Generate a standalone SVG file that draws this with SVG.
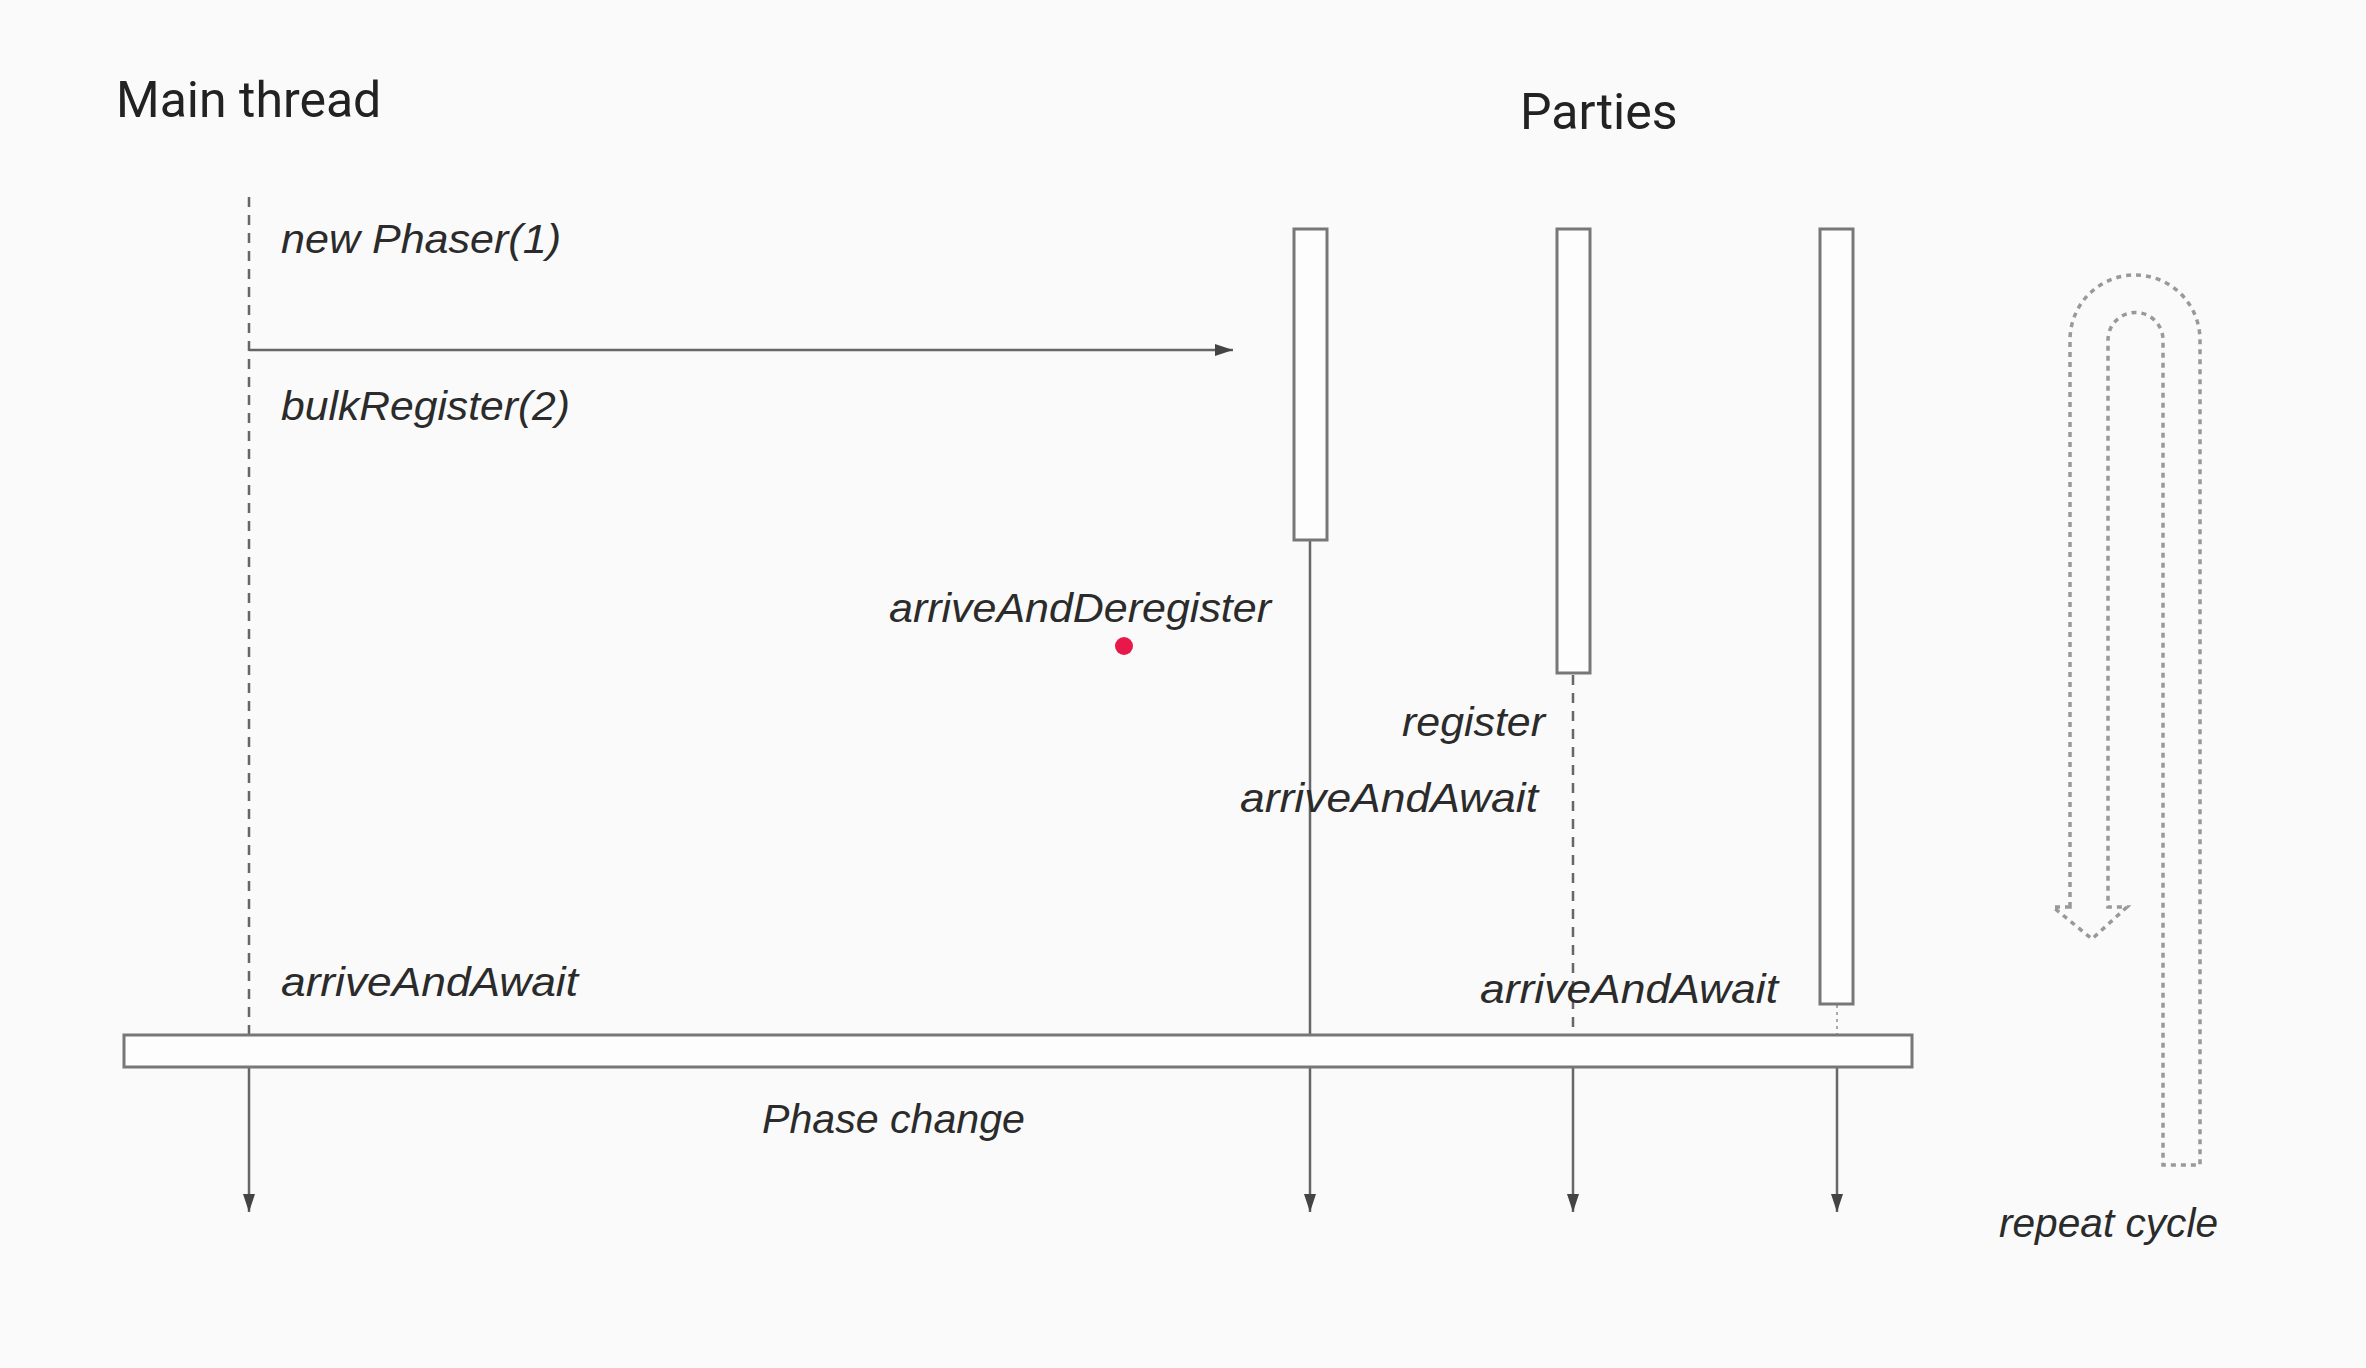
<svg xmlns="http://www.w3.org/2000/svg" width="2366" height="1368" viewBox="0 0 2366 1368">
<style>
.title{font-family:Roboto,"Liberation Sans",sans-serif;font-size:50px;fill:#222}
.hand{font-family:"Liberation Sans",sans-serif;font-style:italic;font-size:40px;fill:#2b2b2b}
.box{fill:#fdfdfd;stroke:#777;stroke-width:3}
.life{stroke:#666;stroke-width:2.5;fill:none}
.dash{stroke:#666;stroke-width:2.5;stroke-dasharray:10 8;fill:none}
.dot{stroke:#aaa;stroke-width:2;stroke-dasharray:3 4;fill:none}
.cycle{fill:none;stroke:#999;stroke-width:3.5;stroke-dasharray:5 5}
</style>
<defs>
<marker id="ah" viewBox="0 0 12 10" refX="12" refY="5" markerWidth="12" markerHeight="10" markerUnits="userSpaceOnUse" orient="auto">
<path d="M0,0 L12,5 L0,10 z" fill="#444"/>
</marker>
<marker id="ahL" viewBox="0 0 18 12" refX="18" refY="6" markerWidth="18" markerHeight="12" markerUnits="userSpaceOnUse" orient="auto">
<path d="M0,0 L18,6 L0,12 z" fill="#444"/>
</marker>
</defs>
<rect width="2366" height="1368" fill="#fafafa"/>

<g id="title-main"><text class="title" x="116" y="117">Main thread</text></g>
<g id="title-parties"><text class="title" x="1520" y="129">Parties</text></g>

<g id="connectors">
<line class="dash" x1="249" y1="197" x2="249" y2="1034"/>
<line class="life" x1="249" y1="350" x2="1233" y2="350" marker-end="url(#ahL)"/>
<line class="life" x1="1310" y1="540" x2="1310" y2="1034"/>
<line class="dash" x1="1573" y1="675" x2="1573" y2="1034"/>
<line class="dot" x1="1837" y1="1005" x2="1837" y2="1034"/>
<line class="life" x1="249" y1="1068" x2="249" y2="1212" marker-end="url(#ahL)"/>
<line class="life" x1="1310" y1="1068" x2="1310" y2="1212" marker-end="url(#ahL)"/>
<line class="life" x1="1573" y1="1068" x2="1573" y2="1212" marker-end="url(#ahL)"/>
<line class="life" x1="1837" y1="1068" x2="1837" y2="1212" marker-end="url(#ahL)"/>
</g>

<g id="party1"><rect class="box" x="1294" y="229" width="33" height="311"/></g>
<g id="party2"><rect class="box" x="1557" y="229" width="33" height="444"/></g>
<g id="party3"><rect class="box" x="1820" y="229" width="33" height="775"/></g>
<g id="phase-bar"><rect class="box" x="124" y="1035" width="1788" height="32"/></g>

<g id="labels">
<text class="hand" x="281" y="253" textLength="280" lengthAdjust="spacingAndGlyphs">new Phaser(1)</text>
<text class="hand" x="281" y="420" textLength="289" lengthAdjust="spacingAndGlyphs">bulkRegister(2)</text>
<text class="hand" x="889" y="622" textLength="382" lengthAdjust="spacingAndGlyphs">arriveAndDeregister</text>
<text class="hand" x="1402" y="736" textLength="143" lengthAdjust="spacingAndGlyphs">register</text>
<text class="hand" x="1240" y="812" textLength="298" lengthAdjust="spacingAndGlyphs">arriveAndAwait</text>
<text class="hand" x="281" y="996" textLength="297" lengthAdjust="spacingAndGlyphs">arriveAndAwait</text>
<text class="hand" x="1480" y="1003" textLength="298" lengthAdjust="spacingAndGlyphs">arriveAndAwait</text>
<text class="hand" x="762" y="1133" textLength="263" lengthAdjust="spacingAndGlyphs">Phase change</text>
<text class="hand" x="1999" y="1237" textLength="219" lengthAdjust="spacingAndGlyphs">repeat cycle</text>
</g>

<g id="pointer"><circle cx="1124" cy="646" r="9" fill="#e8194a"/></g>

<g id="repeat-cycle">
<path class="cycle" d="M2070,907 L2070,340 A65,65 0 0 1 2200,340 L2200,1165 L2163,1165 L2163,340 A27.5,27.5 0 0 0 2108,340 L2108,907 L2127,907 L2092,939 L2053,907 Z"/>
</g>
</svg>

• TASK BRIEF: Transcribe each line above verbatim, with the pictures left out.

• FINAL RESULT:
Generate a standalone SVG file that draws this with SVG.
<svg xmlns="http://www.w3.org/2000/svg" width="2366" height="1368" viewBox="0 0 2366 1368">
<style>
.title{font-family:Roboto,"Liberation Sans",sans-serif;font-size:50px;fill:#222}
.hand{font-family:"Liberation Sans",sans-serif;font-style:italic;font-size:40px;fill:#2b2b2b}
.box{fill:#fdfdfd;stroke:#777;stroke-width:3}
.life{stroke:#666;stroke-width:2.5;fill:none}
.dash{stroke:#666;stroke-width:2.5;stroke-dasharray:10 8;fill:none}
.dot{stroke:#aaa;stroke-width:2;stroke-dasharray:3 4;fill:none}
.cycle{fill:none;stroke:#999;stroke-width:3.5;stroke-dasharray:5 5}
</style>
<defs>
<marker id="ah" viewBox="0 0 12 10" refX="12" refY="5" markerWidth="12" markerHeight="10" markerUnits="userSpaceOnUse" orient="auto">
<path d="M0,0 L12,5 L0,10 z" fill="#444"/>
</marker>
<marker id="ahL" viewBox="0 0 18 12" refX="18" refY="6" markerWidth="18" markerHeight="12" markerUnits="userSpaceOnUse" orient="auto">
<path d="M0,0 L18,6 L0,12 z" fill="#444"/>
</marker>
</defs>
<rect width="2366" height="1368" fill="#fafafa"/>

<g id="title-main"><text class="title" x="116" y="117">Main thread</text></g>
<g id="title-parties"><text class="title" x="1520" y="129">Parties</text></g>

<g id="connectors">
<line class="dash" x1="249" y1="197" x2="249" y2="1034"/>
<line class="life" x1="249" y1="350" x2="1233" y2="350" marker-end="url(#ahL)"/>
<line class="life" x1="1310" y1="540" x2="1310" y2="1034"/>
<line class="dash" x1="1573" y1="675" x2="1573" y2="1034"/>
<line class="dot" x1="1837" y1="1005" x2="1837" y2="1034"/>
<line class="life" x1="249" y1="1068" x2="249" y2="1212" marker-end="url(#ahL)"/>
<line class="life" x1="1310" y1="1068" x2="1310" y2="1212" marker-end="url(#ahL)"/>
<line class="life" x1="1573" y1="1068" x2="1573" y2="1212" marker-end="url(#ahL)"/>
<line class="life" x1="1837" y1="1068" x2="1837" y2="1212" marker-end="url(#ahL)"/>
</g>

<g id="party1"><rect class="box" x="1294" y="229" width="33" height="311"/></g>
<g id="party2"><rect class="box" x="1557" y="229" width="33" height="444"/></g>
<g id="party3"><rect class="box" x="1820" y="229" width="33" height="775"/></g>
<g id="phase-bar"><rect class="box" x="124" y="1035" width="1788" height="32"/></g>

<g id="labels">
<text class="hand" x="281" y="253" textLength="280" lengthAdjust="spacingAndGlyphs">new Phaser(1)</text>
<text class="hand" x="281" y="420" textLength="289" lengthAdjust="spacingAndGlyphs">bulkRegister(2)</text>
<text class="hand" x="889" y="622" textLength="382" lengthAdjust="spacingAndGlyphs">arriveAndDeregister</text>
<text class="hand" x="1402" y="736" textLength="143" lengthAdjust="spacingAndGlyphs">register</text>
<text class="hand" x="1240" y="812" textLength="298" lengthAdjust="spacingAndGlyphs">arriveAndAwait</text>
<text class="hand" x="281" y="996" textLength="297" lengthAdjust="spacingAndGlyphs">arriveAndAwait</text>
<text class="hand" x="1480" y="1003" textLength="298" lengthAdjust="spacingAndGlyphs">arriveAndAwait</text>
<text class="hand" x="762" y="1133" textLength="263" lengthAdjust="spacingAndGlyphs">Phase change</text>
<text class="hand" x="1999" y="1237" textLength="219" lengthAdjust="spacingAndGlyphs">repeat cycle</text>
</g>

<g id="pointer"><circle cx="1124" cy="646" r="9" fill="#e8194a"/></g>

<g id="repeat-cycle">
<path class="cycle" d="M2070,907 L2070,340 A65,65 0 0 1 2200,340 L2200,1165 L2163,1165 L2163,340 A27.5,27.5 0 0 0 2108,340 L2108,907 L2127,907 L2092,939 L2053,907 Z"/>
</g>
</svg>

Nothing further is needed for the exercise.